Through his first 20 NBA games, Williams is averaging just over 14 minutes of playing time. While that’s not a huge sample size to draw conclusions from, the early returns are promising.

Per 75 possessions, he’s averaging a double-double, scoring 11.8 points and grabbing 10.4 rebounds. He’s also finding 3.1 assists thanks to his ability to read the defense and make a variety of passes, both out of the post and on the move. That’s also the highest mark for a rookie center this season.

Williams is also hitting 1.5 3-pointers per 75. Out of rookies listed at the power forward or center position, that’s the fourth-best mark. The top three — Jabari Smith, Jake LaRavia, and David Roddy — attempt around six triples per 75. Williams averages just 3.3.

And don’t be fooled by his 46.2% shooting on 2-pointers, which is low for a center.. Williams attempts a variety of shots from all over the floor; he doesn’t just post-up or roll, like some bigs. It’s not uncommon to see Williams taking mid-range jumpers or putting up floaters or hook shots.

Williams is no ordinary center, either.

Listed at 6-foot-9, the former Arkansas Razorback is slightly shorter than your average NBA big. His 7-foot-1 wingspan pales in comparison to other front court players around the league such as Joel Embiid, Steven Adams, and Jarrett Allen.

Despite his lack of height and length, Williams is still finding ways to compete thanks to his thick frame.

Using all 240 pounds, Williams is excellent at setting screens and then re-screening if needed, forcing defenders to take a detour, and allowing his teammates to get into the teeth of the defense or creating enough space for an open 3-pointer.

Williams’ weight and strength also affords him the cushion to bang with larger bigs around the league and even push them off their lines. It also helps him take charges at a high rate. In fact, Williams’ 1.6 charges drawn per 36 minutes is currently the second-highest mark in the entire league. Only Udonis Haslem, who has played just 47 minutes, bests him.

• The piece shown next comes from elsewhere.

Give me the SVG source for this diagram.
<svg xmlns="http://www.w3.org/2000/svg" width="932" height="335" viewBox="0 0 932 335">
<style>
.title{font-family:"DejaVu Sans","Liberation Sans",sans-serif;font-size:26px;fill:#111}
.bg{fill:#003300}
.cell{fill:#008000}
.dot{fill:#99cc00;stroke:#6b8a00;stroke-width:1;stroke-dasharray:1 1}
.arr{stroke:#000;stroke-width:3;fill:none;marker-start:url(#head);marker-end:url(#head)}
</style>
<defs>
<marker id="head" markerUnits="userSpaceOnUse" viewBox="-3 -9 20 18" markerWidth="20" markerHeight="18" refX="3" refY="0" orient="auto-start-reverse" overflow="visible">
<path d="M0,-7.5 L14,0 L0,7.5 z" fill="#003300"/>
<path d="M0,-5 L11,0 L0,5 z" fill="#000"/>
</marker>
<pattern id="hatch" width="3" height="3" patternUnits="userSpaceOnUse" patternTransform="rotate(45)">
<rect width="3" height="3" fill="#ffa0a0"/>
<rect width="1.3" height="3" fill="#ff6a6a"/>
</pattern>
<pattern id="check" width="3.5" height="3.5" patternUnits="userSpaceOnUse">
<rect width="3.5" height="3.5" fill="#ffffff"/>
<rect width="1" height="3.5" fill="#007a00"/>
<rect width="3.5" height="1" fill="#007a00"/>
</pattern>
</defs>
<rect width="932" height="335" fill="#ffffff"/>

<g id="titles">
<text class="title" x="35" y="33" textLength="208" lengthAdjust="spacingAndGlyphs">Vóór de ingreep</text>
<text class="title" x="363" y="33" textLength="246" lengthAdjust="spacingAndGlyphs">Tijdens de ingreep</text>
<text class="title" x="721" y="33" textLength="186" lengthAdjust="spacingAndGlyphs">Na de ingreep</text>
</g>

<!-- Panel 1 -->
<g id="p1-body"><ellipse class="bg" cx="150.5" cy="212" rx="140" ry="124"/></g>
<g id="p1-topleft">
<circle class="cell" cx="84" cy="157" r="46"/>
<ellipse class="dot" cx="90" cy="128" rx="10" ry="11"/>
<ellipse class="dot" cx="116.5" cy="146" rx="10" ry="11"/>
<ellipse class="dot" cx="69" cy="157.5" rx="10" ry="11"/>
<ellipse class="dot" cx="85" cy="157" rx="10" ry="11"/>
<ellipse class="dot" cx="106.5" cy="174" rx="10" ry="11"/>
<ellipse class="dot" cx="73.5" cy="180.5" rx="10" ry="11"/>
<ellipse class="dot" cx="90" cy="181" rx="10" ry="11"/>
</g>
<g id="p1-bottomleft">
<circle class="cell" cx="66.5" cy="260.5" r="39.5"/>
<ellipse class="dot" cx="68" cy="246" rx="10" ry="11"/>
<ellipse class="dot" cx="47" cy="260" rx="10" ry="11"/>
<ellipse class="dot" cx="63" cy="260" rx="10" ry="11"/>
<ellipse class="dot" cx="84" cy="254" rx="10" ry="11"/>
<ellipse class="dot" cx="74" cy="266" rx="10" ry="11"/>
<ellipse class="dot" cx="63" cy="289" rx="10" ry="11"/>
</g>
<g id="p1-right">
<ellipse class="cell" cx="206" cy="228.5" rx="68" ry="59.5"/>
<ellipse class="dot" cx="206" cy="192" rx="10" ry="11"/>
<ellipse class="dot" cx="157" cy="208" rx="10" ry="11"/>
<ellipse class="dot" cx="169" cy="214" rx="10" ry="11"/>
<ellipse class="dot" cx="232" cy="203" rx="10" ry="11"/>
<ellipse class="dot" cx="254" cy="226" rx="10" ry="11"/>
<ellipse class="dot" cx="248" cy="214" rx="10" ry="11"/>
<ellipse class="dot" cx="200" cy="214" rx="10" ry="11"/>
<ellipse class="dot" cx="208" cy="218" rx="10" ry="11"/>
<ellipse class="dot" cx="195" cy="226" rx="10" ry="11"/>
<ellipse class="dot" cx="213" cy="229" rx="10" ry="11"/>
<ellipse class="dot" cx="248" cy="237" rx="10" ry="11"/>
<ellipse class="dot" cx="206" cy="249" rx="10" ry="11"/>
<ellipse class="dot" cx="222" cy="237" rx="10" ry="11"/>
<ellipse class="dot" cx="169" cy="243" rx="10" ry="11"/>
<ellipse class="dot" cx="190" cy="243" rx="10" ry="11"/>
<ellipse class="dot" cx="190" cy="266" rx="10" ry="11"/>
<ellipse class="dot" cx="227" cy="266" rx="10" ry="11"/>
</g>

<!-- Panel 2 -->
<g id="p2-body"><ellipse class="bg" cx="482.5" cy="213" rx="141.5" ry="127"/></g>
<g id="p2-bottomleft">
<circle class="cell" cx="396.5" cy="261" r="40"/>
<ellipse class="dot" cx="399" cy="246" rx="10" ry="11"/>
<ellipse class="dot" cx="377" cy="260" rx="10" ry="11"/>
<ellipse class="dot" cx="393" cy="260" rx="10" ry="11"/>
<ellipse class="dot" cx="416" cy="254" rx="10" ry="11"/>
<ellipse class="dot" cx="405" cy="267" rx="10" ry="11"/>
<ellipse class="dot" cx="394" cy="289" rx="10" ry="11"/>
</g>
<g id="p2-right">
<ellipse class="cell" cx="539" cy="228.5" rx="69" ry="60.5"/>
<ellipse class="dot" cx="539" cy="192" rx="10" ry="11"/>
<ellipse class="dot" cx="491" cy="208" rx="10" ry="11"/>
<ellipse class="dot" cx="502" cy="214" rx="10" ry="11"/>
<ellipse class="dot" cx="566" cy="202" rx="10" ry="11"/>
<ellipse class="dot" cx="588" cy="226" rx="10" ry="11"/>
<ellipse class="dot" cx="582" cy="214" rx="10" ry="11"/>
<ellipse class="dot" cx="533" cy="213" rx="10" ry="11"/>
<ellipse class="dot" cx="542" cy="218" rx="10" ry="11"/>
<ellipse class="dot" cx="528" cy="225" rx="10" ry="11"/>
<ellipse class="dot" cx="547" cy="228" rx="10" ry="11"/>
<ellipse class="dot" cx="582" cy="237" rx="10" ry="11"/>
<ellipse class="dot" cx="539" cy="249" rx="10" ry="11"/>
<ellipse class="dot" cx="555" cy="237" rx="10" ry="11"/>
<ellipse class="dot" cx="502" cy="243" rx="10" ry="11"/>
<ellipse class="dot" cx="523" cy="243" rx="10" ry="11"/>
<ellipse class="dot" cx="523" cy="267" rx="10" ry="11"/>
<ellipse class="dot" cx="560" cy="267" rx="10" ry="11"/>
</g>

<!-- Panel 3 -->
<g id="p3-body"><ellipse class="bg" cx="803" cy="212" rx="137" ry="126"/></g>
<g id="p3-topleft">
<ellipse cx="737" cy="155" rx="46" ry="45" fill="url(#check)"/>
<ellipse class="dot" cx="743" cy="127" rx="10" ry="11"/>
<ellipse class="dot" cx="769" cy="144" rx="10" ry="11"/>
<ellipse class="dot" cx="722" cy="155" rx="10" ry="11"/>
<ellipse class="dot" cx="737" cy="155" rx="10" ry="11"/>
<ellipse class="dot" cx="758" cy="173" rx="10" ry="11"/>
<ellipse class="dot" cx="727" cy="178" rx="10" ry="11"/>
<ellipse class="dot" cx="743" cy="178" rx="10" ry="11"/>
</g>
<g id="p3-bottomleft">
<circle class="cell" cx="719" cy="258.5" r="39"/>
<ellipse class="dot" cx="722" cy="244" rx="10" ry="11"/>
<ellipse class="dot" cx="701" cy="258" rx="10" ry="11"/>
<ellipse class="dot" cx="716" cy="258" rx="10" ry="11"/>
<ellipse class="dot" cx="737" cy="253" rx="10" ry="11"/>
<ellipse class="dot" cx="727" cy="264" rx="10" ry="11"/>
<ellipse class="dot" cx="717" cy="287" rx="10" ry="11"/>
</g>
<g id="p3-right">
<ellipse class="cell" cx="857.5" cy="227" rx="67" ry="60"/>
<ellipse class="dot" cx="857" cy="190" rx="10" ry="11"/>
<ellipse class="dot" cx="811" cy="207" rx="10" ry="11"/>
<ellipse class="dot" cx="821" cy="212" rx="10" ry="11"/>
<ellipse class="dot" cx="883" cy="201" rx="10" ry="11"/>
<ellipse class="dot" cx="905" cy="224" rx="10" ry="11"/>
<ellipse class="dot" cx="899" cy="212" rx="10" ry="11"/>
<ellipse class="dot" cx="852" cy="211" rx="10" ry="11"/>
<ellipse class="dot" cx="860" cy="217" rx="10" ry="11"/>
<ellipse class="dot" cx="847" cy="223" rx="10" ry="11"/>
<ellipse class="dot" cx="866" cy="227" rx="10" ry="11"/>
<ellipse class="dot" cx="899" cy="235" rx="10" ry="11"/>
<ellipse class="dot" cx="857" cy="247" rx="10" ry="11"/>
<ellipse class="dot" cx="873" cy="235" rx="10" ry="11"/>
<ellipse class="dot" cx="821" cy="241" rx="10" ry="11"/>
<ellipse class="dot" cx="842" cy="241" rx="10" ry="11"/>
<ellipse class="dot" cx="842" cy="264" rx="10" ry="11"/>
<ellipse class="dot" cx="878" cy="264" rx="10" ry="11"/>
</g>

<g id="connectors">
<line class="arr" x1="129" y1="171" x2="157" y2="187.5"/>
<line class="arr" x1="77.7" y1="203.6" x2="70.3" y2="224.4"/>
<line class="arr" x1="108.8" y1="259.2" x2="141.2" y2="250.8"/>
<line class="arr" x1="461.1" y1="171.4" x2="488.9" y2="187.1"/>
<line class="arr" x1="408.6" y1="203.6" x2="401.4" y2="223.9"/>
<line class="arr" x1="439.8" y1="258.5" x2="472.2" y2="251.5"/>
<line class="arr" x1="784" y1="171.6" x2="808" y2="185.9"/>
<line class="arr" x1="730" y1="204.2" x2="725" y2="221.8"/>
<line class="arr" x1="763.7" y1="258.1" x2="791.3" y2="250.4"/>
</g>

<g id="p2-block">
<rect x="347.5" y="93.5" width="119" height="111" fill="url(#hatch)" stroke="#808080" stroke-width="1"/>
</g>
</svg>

Put all of it together, and Williams, with limited opportunity, has done a phenomenal job of showcasing his potential as a glue-guy moving forward. He can defend reasonably well, set effective screens, space the floor, and both pass and handle the ball to a degree that sets him apart from other centers, bringing a degree of uniqueness and versatility to the Thunder’s center position.